Lottery Math Toolkit
Combinatorial wheels · unpopularity-weighted picks · EV analysis for US multi-state lotteries
Why unpopular numbers help
Your probability of winning any prize tier is fixed by the game's matrix and is identical for every ticket. But if you do hit the jackpot, it's split equally among all jackpot winners. Actual ticket purchases heavily over-weight dates (1-31), cultural lucky numbers, and patterns like diagonals on the play slip.
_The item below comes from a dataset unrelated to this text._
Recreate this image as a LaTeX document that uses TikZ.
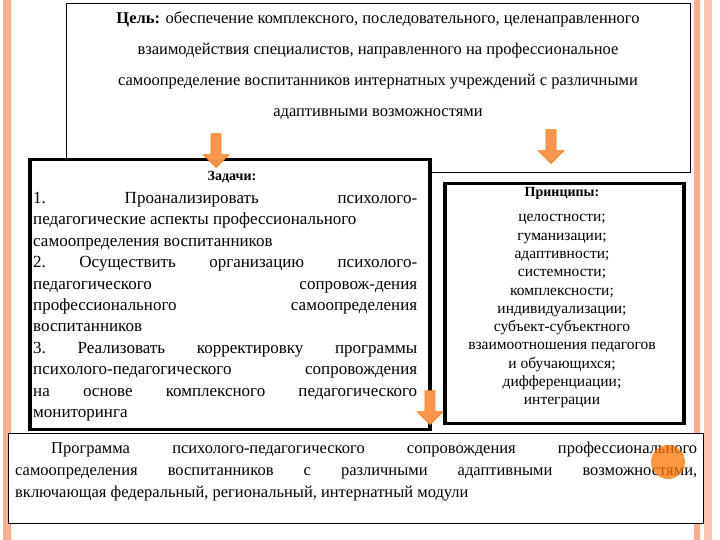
\documentclass[tikz,border=0pt]{standalone}
\usepackage{fontspec}
\setmainfont{Liberation Serif}
\usetikzlibrary{shapes.arrows}
\begin{document}
\begin{tikzpicture}[x=1pt,y=1pt,
  thinbox/.style={draw=black,line width=0.8pt,fill=white},
  thickbox/.style={draw=black,line width=3.5pt,fill=white},
  downarrow/.style={single arrow,shape border rotate=270,draw=orange!70!brown,fill=orange!80!red!70,line width=0.6pt,minimum height=34pt,minimum width=26pt,single arrow head extend=5pt,inner sep=3pt},
  txt/.style={font=\fontsize{17}{21.4}\selectfont}]
\useasboundingbox (0,0) rectangle (720,540);
\fill[white] (0,0) rectangle (720,540);
% side borders
\fill[orange!25!pink] (3,0) rectangle (11,540);
\fill[orange!25!pink] (694,0) rectangle (700,540);
\fill[orange!20!pink!80] (704,0) rectangle (712,540);
% goal box
\node[thinbox,minimum width=624pt,minimum height=169pt,anchor=north west] (goal) at (66,537) {};
\node[align=center,font=\fontsize{16.5}{31}\selectfont] (goaltxt) at (378,474) {\textbf{Цель:} обеспечение комплексного, последовательного, целенаправленного\\взаимодействия специалистов, направленного на профессиональное\\самоопределение воспитанников интернатных учреждений с различными\\адаптивными возможностями};
% tasks box
\node[thickbox,minimum width=400pt,minimum height=270pt,anchor=north west] (tasks) at (28,382) {};
\node[font=\bfseries\fontsize{14}{14}\selectfont] (taskstitle) at (232,363) {Задачи:};
\node[txt,text width=384pt,align=justify,anchor=north west,inner sep=1pt] (taskstxt) at (32,349) {1.\hfill Проанализировать\hfill психолого-\\педагогические аспекты профессионального\\самоопределения воспитанников\\2.\hfill Осуществить\hfill организацию\hfill психолого-\\педагогического\hfill сопровож-дения\\профессионального\hfill самоопределения\\воспитанников\\3.\hfill Реализовать\hfill корректировку\hfill программы\\психолого-педагогического\hfill сопровождения\\на\hfill основе\hfill комплексного\hfill педагогического\\мониторинга};
% principles box
\node[thickbox,minimum width=239pt,minimum height=240pt,anchor=north west] (princ) at (443,358) {};
\node[font=\bfseries\fontsize{14}{14}\selectfont] (princtitle) at (562,347) {Принципы:};
\node[align=center,font=\fontsize{15.5}{18.3}\selectfont,anchor=north] (princtxt) at (562,329) {целостности;\\гуманизации;\\адаптивности;\\системности;\\комплексности;\\индивидуализации;\\субъект-субъектного\\взаимоотношения педагогов\\и обучающихся;\\дифференциации;\\интеграции};
% bottom box
\node[thinbox,minimum width=695pt,minimum height=90pt,anchor=north west] (prog) at (8,107) {};
\node[text width=682pt,align=justify,anchor=north west,font=\fontsize{16.5}{22}\selectfont,inner sep=1pt] (progtxt) at (14,99) {\hspace*{36pt}Программа\hfill психолого-педагогического\hfill сопровождения\hfill профессионального\\самоопределения\hfill воспитанников\hfill с\hfill различными\hfill адаптивными\hfill возможностями,\\включающая федеральный, региональный, интернатный модули};
\fill[orange!90!red,opacity=0.75] (668,78) circle (17);
% arrows
\node[downarrow] (a1) at (216,392) {};
\node[downarrow] (a2) at (551,396) {};
\node[downarrow] (a3) at (430,135) {};
\end{tikzpicture}
\end{document}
Picking numbers players avoid raises E[payout | win] — real EV improvement, no probability handwaving.
Cook & Clotfelter (1993); Chernoff (1999); Simon (1998)
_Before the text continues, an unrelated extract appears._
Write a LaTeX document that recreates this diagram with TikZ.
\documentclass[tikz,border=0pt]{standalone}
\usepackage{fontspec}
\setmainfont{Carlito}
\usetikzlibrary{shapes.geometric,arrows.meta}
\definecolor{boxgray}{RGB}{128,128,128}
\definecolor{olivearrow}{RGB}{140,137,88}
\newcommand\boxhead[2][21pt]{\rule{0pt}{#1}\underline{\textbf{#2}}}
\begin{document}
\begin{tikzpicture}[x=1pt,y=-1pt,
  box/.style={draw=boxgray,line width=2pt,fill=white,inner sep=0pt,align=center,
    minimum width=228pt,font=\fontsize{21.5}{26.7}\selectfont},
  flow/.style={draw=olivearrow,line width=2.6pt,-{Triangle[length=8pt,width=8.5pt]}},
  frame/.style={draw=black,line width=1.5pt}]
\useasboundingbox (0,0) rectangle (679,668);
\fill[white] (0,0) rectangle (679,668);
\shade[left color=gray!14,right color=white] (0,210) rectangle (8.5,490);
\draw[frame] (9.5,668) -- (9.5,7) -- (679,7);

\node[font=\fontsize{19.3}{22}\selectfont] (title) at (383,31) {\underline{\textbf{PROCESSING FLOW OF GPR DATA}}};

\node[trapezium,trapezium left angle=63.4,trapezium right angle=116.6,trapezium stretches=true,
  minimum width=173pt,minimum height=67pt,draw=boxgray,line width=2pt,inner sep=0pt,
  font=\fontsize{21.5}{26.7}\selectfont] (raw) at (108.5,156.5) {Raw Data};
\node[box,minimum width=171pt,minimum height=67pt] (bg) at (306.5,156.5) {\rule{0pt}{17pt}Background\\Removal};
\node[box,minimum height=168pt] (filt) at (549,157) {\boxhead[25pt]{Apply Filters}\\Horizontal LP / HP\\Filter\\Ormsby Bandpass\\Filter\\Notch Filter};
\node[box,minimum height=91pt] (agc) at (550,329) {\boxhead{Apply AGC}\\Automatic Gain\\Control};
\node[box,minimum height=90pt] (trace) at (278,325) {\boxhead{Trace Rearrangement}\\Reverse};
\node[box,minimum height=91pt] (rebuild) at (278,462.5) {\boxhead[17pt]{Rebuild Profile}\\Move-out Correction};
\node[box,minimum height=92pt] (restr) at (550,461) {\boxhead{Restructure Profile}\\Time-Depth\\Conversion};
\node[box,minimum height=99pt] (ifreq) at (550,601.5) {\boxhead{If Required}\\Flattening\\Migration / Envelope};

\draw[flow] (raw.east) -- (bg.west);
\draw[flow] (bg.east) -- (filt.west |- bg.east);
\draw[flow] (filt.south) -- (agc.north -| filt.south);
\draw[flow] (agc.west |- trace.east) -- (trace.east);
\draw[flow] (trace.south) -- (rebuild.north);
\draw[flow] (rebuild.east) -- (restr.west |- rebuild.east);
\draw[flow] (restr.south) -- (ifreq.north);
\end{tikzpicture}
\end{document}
What wheeling actually does
A covering design C(v, k, t, g) is a set of k-sized tickets drawn from v candidates such that if at least t of the v candidates are in the drawn set, at least one ticket matches g of them. Example: our 6-candidate 4-ticket Powerball wheel guarantees a 3-match if any 3 of your 6 picks are drawn. Wheels cost more tickets but give certainty over a conditional outcome.
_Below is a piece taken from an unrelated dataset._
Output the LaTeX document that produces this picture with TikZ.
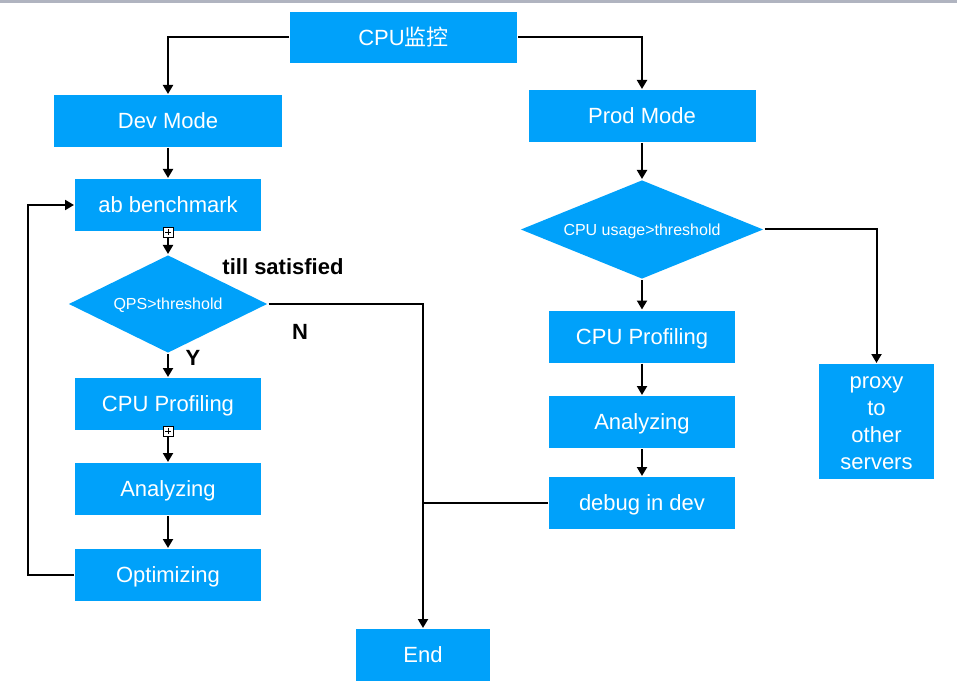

Bluskov, La Jolla Covering Repository
When is a ticket +EV?
Let J be the advertised jackpot, c the cash ratio, τ tax rate, and π(J) the probability no one else wins. Expected payout per ticket ≈ (J·c·(1−τ)·π(J))/odds + Σ fixed-tier contributions. When this exceeds the ticket price, it's mathematically +EV. This does happen, briefly, for Powerball and Mega Millions at very high rollover jackpots — but variance is still extreme. The Kelly bet size for any realistic bankroll is effectively zero.